[start Material]

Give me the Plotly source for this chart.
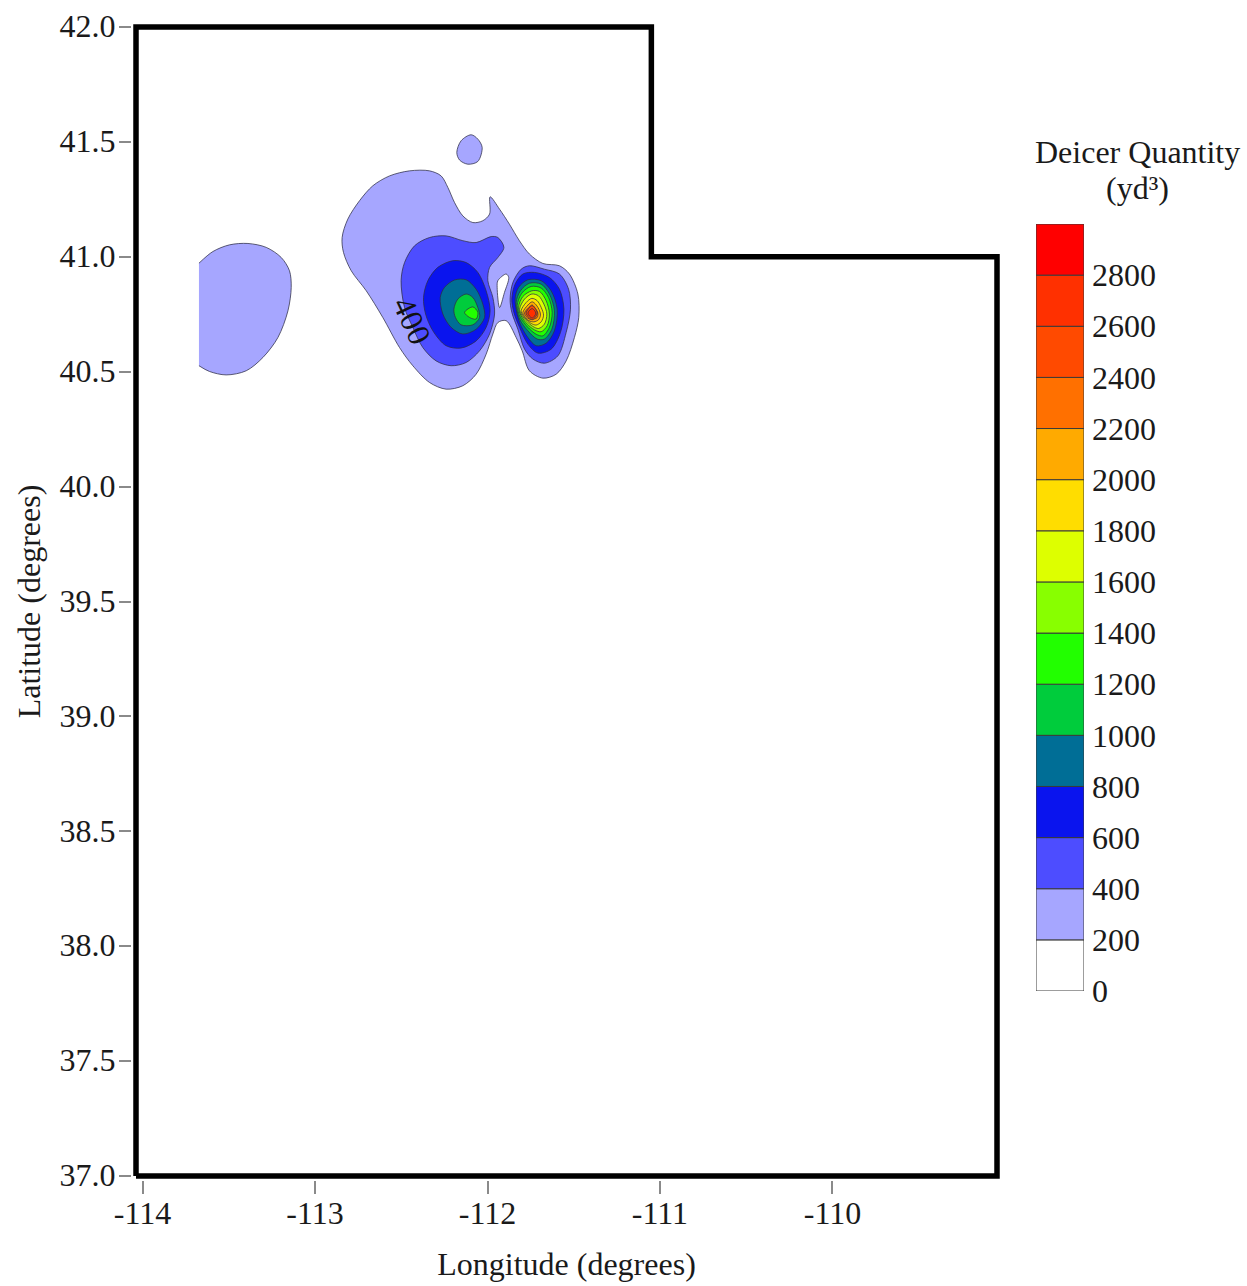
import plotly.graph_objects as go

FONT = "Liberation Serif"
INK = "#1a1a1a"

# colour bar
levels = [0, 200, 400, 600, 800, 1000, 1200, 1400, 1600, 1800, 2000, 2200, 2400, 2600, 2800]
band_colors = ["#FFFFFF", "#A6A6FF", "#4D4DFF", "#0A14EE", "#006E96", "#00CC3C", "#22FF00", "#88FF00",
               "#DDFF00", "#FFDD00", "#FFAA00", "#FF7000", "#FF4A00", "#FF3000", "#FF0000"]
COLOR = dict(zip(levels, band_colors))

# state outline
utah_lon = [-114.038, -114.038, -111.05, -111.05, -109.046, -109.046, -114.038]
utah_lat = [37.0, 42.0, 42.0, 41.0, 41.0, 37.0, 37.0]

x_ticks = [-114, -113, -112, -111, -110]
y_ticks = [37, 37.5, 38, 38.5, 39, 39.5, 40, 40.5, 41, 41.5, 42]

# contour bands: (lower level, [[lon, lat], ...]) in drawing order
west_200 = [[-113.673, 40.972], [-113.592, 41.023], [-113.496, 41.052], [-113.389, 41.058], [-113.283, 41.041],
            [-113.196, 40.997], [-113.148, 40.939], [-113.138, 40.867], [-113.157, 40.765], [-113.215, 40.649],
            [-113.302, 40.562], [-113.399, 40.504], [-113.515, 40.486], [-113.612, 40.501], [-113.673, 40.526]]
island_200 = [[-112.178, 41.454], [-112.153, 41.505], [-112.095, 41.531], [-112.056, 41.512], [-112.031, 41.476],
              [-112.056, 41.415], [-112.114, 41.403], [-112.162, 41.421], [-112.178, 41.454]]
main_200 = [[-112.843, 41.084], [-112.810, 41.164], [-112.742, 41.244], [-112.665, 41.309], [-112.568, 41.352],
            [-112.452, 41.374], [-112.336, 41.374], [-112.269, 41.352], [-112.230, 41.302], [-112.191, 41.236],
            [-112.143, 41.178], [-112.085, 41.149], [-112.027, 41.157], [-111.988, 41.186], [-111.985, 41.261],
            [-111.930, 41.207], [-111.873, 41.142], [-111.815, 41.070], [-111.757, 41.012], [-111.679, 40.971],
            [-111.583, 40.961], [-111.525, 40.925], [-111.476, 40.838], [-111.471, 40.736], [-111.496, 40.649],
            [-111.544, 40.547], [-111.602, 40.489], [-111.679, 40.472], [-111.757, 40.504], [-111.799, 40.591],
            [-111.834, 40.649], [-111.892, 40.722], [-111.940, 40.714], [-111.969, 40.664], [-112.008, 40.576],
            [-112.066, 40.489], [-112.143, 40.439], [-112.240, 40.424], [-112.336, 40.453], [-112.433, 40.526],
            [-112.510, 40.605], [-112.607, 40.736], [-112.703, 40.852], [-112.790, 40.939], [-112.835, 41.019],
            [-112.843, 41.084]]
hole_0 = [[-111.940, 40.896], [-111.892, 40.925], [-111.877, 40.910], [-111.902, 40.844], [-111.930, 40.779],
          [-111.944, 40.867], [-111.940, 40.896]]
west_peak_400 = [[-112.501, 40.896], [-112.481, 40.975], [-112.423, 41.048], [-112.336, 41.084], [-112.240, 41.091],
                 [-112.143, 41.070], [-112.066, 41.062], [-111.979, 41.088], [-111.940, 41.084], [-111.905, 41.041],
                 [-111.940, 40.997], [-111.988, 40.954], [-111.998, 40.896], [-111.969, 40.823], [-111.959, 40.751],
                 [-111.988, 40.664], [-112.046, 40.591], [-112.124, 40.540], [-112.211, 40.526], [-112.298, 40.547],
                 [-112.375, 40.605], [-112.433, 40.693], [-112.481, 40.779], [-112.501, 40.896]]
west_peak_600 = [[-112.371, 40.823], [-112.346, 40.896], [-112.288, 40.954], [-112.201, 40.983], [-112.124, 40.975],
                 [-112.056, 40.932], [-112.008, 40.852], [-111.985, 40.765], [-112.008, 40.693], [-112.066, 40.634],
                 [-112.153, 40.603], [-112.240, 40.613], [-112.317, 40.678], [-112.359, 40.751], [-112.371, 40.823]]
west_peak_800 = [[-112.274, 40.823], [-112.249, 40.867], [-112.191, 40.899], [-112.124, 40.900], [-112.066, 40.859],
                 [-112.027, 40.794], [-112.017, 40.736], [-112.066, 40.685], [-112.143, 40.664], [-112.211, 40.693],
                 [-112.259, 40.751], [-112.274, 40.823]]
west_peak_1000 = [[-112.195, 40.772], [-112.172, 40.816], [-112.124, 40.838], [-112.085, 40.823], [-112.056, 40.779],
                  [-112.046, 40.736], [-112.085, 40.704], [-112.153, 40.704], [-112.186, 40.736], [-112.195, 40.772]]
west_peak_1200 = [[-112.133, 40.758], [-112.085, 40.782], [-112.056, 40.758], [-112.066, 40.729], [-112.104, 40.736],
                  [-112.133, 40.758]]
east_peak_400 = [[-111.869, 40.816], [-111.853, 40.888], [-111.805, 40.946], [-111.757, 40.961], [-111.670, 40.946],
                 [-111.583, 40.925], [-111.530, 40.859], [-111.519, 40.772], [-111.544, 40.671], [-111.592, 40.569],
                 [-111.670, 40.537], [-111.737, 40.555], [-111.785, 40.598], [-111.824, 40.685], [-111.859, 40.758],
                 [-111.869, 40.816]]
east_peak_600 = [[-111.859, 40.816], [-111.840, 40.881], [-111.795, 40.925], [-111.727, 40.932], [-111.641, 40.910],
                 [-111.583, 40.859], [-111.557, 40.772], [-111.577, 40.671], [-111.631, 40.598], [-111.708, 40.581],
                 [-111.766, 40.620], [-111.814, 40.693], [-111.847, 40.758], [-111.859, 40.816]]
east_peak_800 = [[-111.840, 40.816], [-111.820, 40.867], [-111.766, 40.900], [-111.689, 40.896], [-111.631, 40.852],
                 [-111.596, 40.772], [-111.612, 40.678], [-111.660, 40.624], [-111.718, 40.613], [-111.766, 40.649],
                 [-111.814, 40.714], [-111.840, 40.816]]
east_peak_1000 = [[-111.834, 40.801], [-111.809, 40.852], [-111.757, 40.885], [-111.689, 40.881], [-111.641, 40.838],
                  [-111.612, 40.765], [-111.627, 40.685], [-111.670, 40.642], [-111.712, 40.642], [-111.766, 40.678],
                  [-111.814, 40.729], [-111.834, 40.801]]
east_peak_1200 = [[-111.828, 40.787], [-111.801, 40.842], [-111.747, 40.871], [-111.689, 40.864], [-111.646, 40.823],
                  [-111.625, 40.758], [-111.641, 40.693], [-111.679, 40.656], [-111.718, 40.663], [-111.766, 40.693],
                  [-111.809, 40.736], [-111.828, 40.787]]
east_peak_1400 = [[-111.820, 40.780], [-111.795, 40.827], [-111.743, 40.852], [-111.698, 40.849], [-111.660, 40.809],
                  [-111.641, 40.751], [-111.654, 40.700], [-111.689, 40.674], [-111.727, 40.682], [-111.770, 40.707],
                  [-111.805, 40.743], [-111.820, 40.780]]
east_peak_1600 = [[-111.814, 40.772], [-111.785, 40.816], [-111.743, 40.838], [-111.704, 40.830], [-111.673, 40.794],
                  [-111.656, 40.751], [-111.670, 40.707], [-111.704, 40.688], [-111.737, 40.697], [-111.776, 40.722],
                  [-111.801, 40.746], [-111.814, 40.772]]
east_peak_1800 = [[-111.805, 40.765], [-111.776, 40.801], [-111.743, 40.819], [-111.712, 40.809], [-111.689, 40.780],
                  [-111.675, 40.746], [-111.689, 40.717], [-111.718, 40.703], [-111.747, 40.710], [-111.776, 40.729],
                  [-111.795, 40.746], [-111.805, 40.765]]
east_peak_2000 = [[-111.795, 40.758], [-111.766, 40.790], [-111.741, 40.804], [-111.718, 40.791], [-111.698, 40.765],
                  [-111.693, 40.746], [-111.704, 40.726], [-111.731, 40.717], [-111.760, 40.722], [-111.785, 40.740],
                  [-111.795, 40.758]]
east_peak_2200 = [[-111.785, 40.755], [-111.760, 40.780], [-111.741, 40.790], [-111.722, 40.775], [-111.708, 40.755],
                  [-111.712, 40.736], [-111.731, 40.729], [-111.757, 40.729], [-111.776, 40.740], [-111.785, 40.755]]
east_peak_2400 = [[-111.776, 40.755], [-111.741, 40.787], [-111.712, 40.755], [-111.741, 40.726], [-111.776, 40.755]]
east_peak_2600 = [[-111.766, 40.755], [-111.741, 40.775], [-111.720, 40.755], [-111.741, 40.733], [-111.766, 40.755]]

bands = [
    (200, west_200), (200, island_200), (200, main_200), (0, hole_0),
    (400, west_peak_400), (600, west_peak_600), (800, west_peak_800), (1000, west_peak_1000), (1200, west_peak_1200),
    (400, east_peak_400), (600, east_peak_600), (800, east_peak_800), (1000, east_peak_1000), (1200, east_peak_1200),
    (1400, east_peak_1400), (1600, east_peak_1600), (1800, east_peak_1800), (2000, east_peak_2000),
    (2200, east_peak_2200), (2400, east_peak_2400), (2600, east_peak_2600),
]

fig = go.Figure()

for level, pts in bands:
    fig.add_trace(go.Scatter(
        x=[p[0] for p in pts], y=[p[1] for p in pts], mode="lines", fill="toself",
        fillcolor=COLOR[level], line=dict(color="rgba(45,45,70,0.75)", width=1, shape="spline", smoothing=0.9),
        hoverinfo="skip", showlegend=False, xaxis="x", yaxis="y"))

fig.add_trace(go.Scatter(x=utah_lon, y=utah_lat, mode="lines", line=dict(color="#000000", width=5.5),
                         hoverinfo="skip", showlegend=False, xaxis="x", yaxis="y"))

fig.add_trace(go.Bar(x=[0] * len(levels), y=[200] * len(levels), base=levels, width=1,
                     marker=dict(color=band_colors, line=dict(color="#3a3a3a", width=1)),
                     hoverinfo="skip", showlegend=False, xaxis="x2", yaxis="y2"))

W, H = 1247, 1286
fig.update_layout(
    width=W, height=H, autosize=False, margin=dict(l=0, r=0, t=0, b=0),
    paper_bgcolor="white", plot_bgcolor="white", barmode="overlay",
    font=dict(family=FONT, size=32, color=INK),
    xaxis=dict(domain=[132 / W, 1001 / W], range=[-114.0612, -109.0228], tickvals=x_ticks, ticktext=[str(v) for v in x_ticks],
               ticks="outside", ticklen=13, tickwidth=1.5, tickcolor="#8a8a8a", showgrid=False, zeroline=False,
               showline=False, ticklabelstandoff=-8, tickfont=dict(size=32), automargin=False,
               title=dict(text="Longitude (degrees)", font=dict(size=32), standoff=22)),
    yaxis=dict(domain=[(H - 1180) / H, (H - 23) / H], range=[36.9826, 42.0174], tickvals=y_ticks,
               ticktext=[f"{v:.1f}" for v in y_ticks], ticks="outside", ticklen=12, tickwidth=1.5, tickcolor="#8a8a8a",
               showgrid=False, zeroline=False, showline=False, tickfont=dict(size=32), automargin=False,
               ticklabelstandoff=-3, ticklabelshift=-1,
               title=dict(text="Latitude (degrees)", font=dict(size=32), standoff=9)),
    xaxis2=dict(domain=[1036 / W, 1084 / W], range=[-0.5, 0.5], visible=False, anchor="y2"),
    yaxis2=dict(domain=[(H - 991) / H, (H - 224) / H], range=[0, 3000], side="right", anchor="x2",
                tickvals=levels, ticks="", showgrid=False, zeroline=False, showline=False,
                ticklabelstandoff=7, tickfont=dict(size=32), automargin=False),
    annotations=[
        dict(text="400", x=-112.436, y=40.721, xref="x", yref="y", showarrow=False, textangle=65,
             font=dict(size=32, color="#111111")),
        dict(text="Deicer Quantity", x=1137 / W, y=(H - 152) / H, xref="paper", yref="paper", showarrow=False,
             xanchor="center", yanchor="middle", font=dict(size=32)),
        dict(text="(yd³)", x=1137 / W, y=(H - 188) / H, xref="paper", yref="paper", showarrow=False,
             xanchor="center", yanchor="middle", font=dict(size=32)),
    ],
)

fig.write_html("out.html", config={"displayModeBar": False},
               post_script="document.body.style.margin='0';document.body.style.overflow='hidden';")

[end Material]

*What is being asked*
Please restate the material above line by line, exactly, beginning at its first line and ending with the line that contains "41, 41.5, 42]", without any pictures.

*The completed task*
Give me the Plotly source for this chart.
import plotly.graph_objects as go

FONT = "Liberation Serif"
INK = "#1a1a1a"

# colour bar
levels = [0, 200, 400, 600, 800, 1000, 1200, 1400, 1600, 1800, 2000, 2200, 2400, 2600, 2800]
band_colors = ["#FFFFFF", "#A6A6FF", "#4D4DFF", "#0A14EE", "#006E96", "#00CC3C", "#22FF00", "#88FF00",
               "#DDFF00", "#FFDD00", "#FFAA00", "#FF7000", "#FF4A00", "#FF3000", "#FF0000"]
COLOR = dict(zip(levels, band_colors))

# state outline
utah_lon = [-114.038, -114.038, -111.05, -111.05, -109.046, -109.046, -114.038]
utah_lat = [37.0, 42.0, 42.0, 41.0, 41.0, 37.0, 37.0]

x_ticks = [-114, -113, -112, -111, -110]
y_ticks = [37, 37.5, 38, 38.5, 39, 39.5, 40, 40.5, 41, 41.5, 42]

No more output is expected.